> [INFORMATION SHOWN]:
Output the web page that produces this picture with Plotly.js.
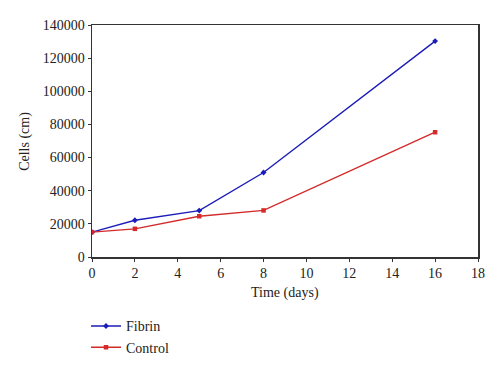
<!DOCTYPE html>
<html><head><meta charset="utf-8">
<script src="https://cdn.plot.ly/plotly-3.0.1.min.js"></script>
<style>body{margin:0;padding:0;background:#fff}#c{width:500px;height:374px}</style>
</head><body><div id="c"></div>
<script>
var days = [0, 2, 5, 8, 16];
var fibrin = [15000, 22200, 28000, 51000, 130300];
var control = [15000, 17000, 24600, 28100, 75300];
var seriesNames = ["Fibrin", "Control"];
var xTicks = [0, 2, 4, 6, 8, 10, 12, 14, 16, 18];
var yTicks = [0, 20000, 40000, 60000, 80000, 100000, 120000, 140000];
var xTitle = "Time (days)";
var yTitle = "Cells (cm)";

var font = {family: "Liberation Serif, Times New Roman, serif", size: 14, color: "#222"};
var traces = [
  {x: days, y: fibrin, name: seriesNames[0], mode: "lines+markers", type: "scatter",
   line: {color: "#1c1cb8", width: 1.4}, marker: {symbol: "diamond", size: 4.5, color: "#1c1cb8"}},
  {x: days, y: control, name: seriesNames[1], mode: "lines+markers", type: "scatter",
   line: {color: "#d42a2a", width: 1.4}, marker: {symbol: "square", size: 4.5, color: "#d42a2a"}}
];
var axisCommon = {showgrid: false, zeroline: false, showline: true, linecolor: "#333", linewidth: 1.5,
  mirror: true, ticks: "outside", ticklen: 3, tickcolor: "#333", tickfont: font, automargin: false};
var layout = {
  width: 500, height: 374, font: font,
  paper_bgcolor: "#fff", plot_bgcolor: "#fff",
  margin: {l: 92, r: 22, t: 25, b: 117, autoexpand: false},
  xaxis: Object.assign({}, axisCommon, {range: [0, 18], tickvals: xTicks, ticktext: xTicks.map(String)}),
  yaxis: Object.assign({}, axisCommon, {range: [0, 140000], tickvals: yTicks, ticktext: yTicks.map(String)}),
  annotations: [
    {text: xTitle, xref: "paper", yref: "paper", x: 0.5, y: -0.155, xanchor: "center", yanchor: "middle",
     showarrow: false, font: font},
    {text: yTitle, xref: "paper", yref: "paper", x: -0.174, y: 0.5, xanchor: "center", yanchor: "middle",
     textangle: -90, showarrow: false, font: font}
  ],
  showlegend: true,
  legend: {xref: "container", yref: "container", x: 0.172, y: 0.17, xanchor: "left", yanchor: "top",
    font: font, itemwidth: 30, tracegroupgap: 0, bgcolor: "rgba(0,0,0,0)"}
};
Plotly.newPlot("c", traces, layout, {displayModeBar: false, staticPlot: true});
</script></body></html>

> [THE REQUEST]: Reproduce all of the data exactly; the pictures do not belong in the copy.

> [CORRECT ANSWER]:
Output the web page that produces this picture with Plotly.js.
<!DOCTYPE html>
<html><head><meta charset="utf-8">
<script src="https://cdn.plot.ly/plotly-3.0.1.min.js"></script>
<style>body{margin:0;padding:0;background:#fff}#c{width:500px;height:374px}</style>
</head><body><div id="c"></div>
<script>
var days = [0, 2, 5, 8, 16];
var fibrin = [15000, 22200, 28000, 51000, 130300];
var control = [15000, 17000, 24600, 28100, 75300];
var seriesNames = ["Fibrin", "Control"];
var xTicks = [0, 2, 4, 6, 8, 10, 12, 14, 16, 18];
var yTicks = [0, 20000, 40000, 60000, 80000, 100000, 120000, 140000];
var xTitle = "Time (days)";
var yTitle = "Cells (cm)";

var font = {family: "Liberation Serif, Times New Roman, serif", size: 14, color: "#222"};
var traces = [
  {x: days, y: fibrin, name: seriesNames[0], mode: "lines+markers", type: "scatter",
   line: {color: "#1c1cb8", width: 1.4}, marker: {symbol: "diamond", size: 4.5, color: "#1c1cb8"}},
  {x: days, y: control, name: seriesNames[1], mode: "lines+markers", type: "scatter",
   line: {color: "#d42a2a", width: 1.4}, marker: {symbol: "square", size: 4.5, color: "#d42a2a"}}
];
var axisCommon = {showgrid: false, zeroline: false, showline: true, linecolor: "#333", linewidth: 1.5,
  mirror: true, ticks: "outside", ticklen: 3, tickcolor: "#333", tickfont: font, automargin: false};
var layout = {
  width: 500, height: 374, font: font,
  paper_bgcolor: "#fff", plot_bgcolor: "#fff",
  margin: {l: 92, r: 22, t: 25, b: 117, autoexpand: false},
  xaxis: Object.assign({}, axisCommon, {range: [0, 18], tickvals: xTicks, ticktext: xTicks.map(String)}),
  yaxis: Object.assign({}, axisCommon, {range: [0, 140000], tickvals: yTicks, ticktext: yTicks.map(String)}),
  annotations: [
    {text: xTitle, xref: "paper", yref: "paper", x: 0.5, y: -0.155, xanchor: "center", yanchor: "middle",
     showarrow: false, font: font},
    {text: yTitle, xref: "paper", yref: "paper", x: -0.174, y: 0.5, xanchor: "center", yanchor: "middle",
     textangle: -90, showarrow: false, font: font}
  ],
  showlegend: true,
  legend: {xref: "container", yref: "container", x: 0.172, y: 0.17, xanchor: "left", yanchor: "top",
    font: font, itemwidth: 30, tracegroupgap: 0, bgcolor: "rgba(0,0,0,0)"}
};
Plotly.newPlot("c", traces, layout, {displayModeBar: false, staticPlot: true});
</script></body></html>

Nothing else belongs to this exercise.